Rodger Winn, in the OIC Tracking Room, wrote sometime within two and a half years of the battle: “This was probably the most decisive of all convoy engagements. It represented the extreme and, as it happens, the last example of coordinated pack attacks.” The Most Secret documents containing Winn’s appreciation were not released to the Public Record Office until 1975. In the meantime, Captain Roskill’s assessment of the place that this individual battle occupied in the war against Germany underwent a striking transformation. Where the most that he was willing to say in 1956 was that ONS.5’s “adventurous passage” had led to “grave losses” for the U-boats, three years later, in a review of Karl Dönitz’s Memoirs in The Sunday Times, he was emboldened to state: “[Dönitz] considers that the passage of convoy ONS.5 in April-May 1943 marked the turning point in the long struggle, and I fully agree with him.” Comparing Gretton and Sherwood to the likes of Hawke and Nelson, Roskill added this flourish: “The seven-day battle fought against thirty U-boats is marked only by latitude and longitude and has no name by which it will be remembered; but it was, in its own way, as decisive as Quiberon Bay or the Nile.” Perhaps, when viewed on the larger stage of World War II, it would not be unreasonable to say that the set-piece Battle for ONS.5 was the Midway of the Atlantic ...

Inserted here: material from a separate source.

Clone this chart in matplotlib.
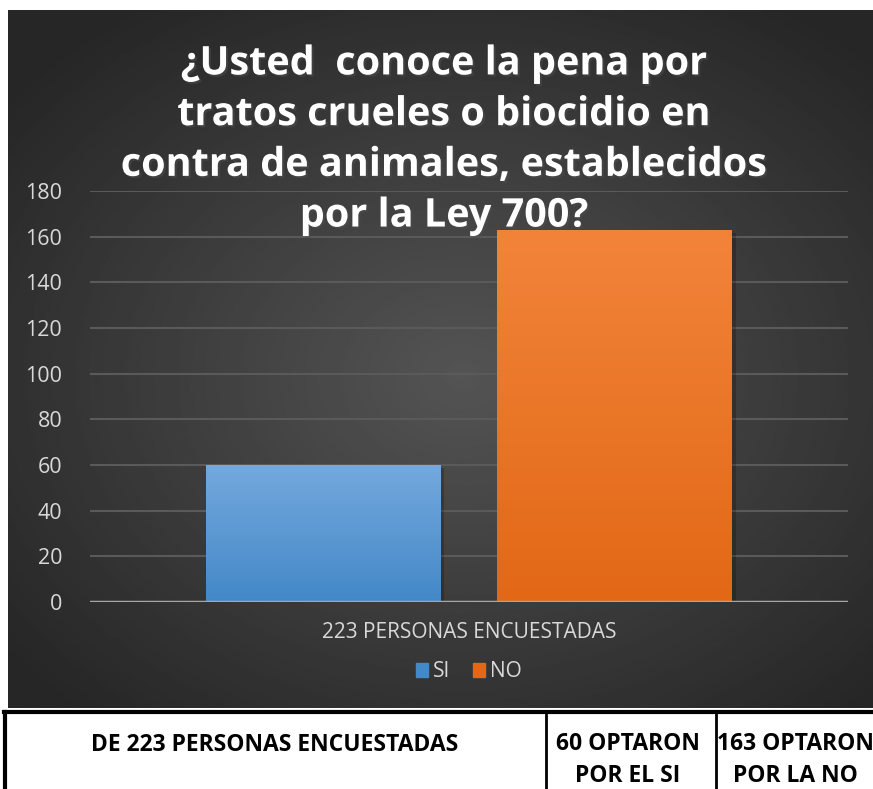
import numpy as np
import matplotlib.pyplot as plt
import matplotlib.patheffects as pe
from matplotlib.patches import Rectangle
from matplotlib.colors import LinearSegmentedColormap

# datos de la encuesta
categoria = "223 PERSONAS ENCUESTADAS"
series = ["SI", "NO"]
valores = [60, 163]
yticks = [0, 20, 40, 60, 80, 100, 120, 140, 160, 180]
titulo = "¿Usted  conoce la pena por\ntratos crueles o biocidio en\ncontra de animales, establecidos\npor la Ley 700?"
tabla = ["DE 223 PERSONAS ENCUESTADAS", "60 OPTARON\nPOR EL SI", "163 OPTARON\nPOR LA NO"]

colores_top = ["#74a9dd", "#f2843a"]
colores_bot = ["#4488c8", "#e26816"]

plt.rcParams['font.family'] = ['Open Sans', 'DejaVu Sans']

W, H = 873, 789
fig = plt.figure(figsize=(W / 100, H / 100), dpi=100)
fig.patch.set_facecolor('white')

def px(x0, y0, x1, y1):
    # caja en pixeles (origen arriba-izquierda) -> coordenadas de figura
    return [x0 / W, 1 - y1 / H, (x1 - x0) / W, (y1 - y0) / H]

# fondo con degradado radial
bg = fig.add_axes(px(8, 10, 873, 708))
yy, xx = np.mgrid[-1:1:300j, -1:1:300j]
r = np.sqrt(((xx - 0.05) * 0.95) ** 2 + (yy - 0.05) ** 2)
img = np.clip(0.33 - 0.14 * r, 0.15, 1)
bg.imshow(img, cmap='gray', vmin=0, vmax=1, aspect='auto', extent=[0, 1, 0, 1])
bg.set_axis_off()

# grafico
ax = fig.add_axes(px(90, 191, 848, 602))
ax.set_facecolor('none')
ax.set_yticks(yticks)
ax.set_yticklabels([str(t) for t in yticks], color='#d9d9d9', fontsize=15.5)
ax.tick_params(axis='y', length=0, pad=20)
ax.set_xticks([])
for s in ax.spines.values():
    s.set_visible(False)
ax.yaxis.grid(True, color='#5a5a5a', linewidth=1.5)
ax.set_axisbelow(True)

offsets = [-0.385, 0.385]
ancho = 0.62
grad = np.linspace(1, 0, 256).reshape(-1, 1)
for i in range(2):
    x0 = offsets[i] - ancho / 2
    sombra = Rectangle((x0 + 0.01, 0), ancho, valores[i] - 1.5, facecolor='black', alpha=0.2,
                       edgecolor='none', zorder=2)
    ax.add_patch(sombra)
    b = ax.bar(offsets[i], valores[i], width=ancho, color=colores_bot[i], zorder=3,
               label=series[i])[0]
    cm = LinearSegmentedColormap.from_list('g%d' % i, [colores_bot[i], colores_top[i]])
    im = ax.imshow(grad, cmap=cm, extent=[x0, x0 + ancho, 0, valores[i]], aspect='auto',
                   zorder=4)
    im.set_clip_path(b)
ax.set_aspect('auto')
ax.set_xlim(-1, 1)
ax.set_ylim(0, 180)
ax.axhline(0, color='#a6a6a6', linewidth=2.5, zorder=5)

ax.text(0.5, -0.075, categoria, transform=ax.transAxes, ha='center', va='center',
        fontsize=15, color='#d9d9d9')

leg = ax.legend(loc='center', bbox_to_anchor=(0.5, -0.17), ncol=2, frameon=False,
                fontsize=15, handlelength=0.55, handleheight=0.7, handletextpad=0.25,
                columnspacing=1.1, labelcolor='#d9d9d9')
for h, c in zip(leg.legend_handles, colores_bot):
    h.set_color(c)

# titulo
fig.text(444 / W, 1 - 140 / H, titulo, ha='center', va='center', fontsize=28.5,
         fontweight='bold', color='white', linespacing=1.39,
         path_effects=[pe.withSimplePatchShadow(offset=(1.5, -1.5), alpha=0.5)])

# tabla inferior
tb = fig.add_axes([0, 0, 1, 1], facecolor='none')
tb.set_xlim(0, W)
tb.set_ylim(H, 0)
tb.set_axis_off()
tb.plot([4, W], [712, 712], color='black', linewidth=3)
tb.plot([5, 5], [712, H], color='black', linewidth=3)
tb.plot([546, 546], [712, H], color='black', linewidth=2)
tb.plot([716, 716], [712, H], color='black', linewidth=2)
tb.text(275, 745, tabla[0], ha='center', va='center', fontsize=16.5, fontweight='bold')
tb.text(628, 760, tabla[1], ha='center', va='center', fontsize=16.5, fontweight='bold',
        linespacing=1.5)
tb.text(795, 760, tabla[2], ha='center', va='center', fontsize=16.5, fontweight='bold',
        linespacing=1.5, clip_on=True)

fig.savefig('out.png', dpi=100)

Every man who had been on board the B7 vessels, starting with Gretton, who drew up the game plan, and Sherwood, who executed it, down to the lowest ratings in the boiler and engine rooms, deserved the highest credit. Against all odds, the B7 ships and crews survived and prevailed. In the long Atlantic struggle against the U-boats, theirs truly was a sword-from-the-stone triumph. In looking through British naval/military annals for comparisons, one is tempted to recall Rorke’s Drift in 1879, where eighty men of the 24th Regiment of Foot defended the mission station against similarly overwhelming numbers. But Captain McCoy of EG3 will have the last word: “The skill, determination, and good drill displayed by all ships of B.7 Group during the time the Third Escort Group was supporting O.N.S.5 was beyond all praise."
(https://community.timeghost.tv/t/battle-of-atlantic-black-may-michael-gannon/8460/15)
1944: Age 37: Awarded Decoration for Officers of the Royal Naval Reserve
1945: Age 38: Promoted Commander
In 1954 Robert became Marine Superintendent for London Midlands Western and Scottish Region at Euston, and Chief Marine Superintendent of British Rail’s shipping and international services division in Liverpool Street.
Robert Evan Sherwood died on 18th December 1980 and was cremated, his ashes being deposited at Hook on 18th January 1981. According to his probate details, at the time of his death he was living at Reannor Hale Road, Wendover, Buckinghamshire. His estate amounted to £34,536.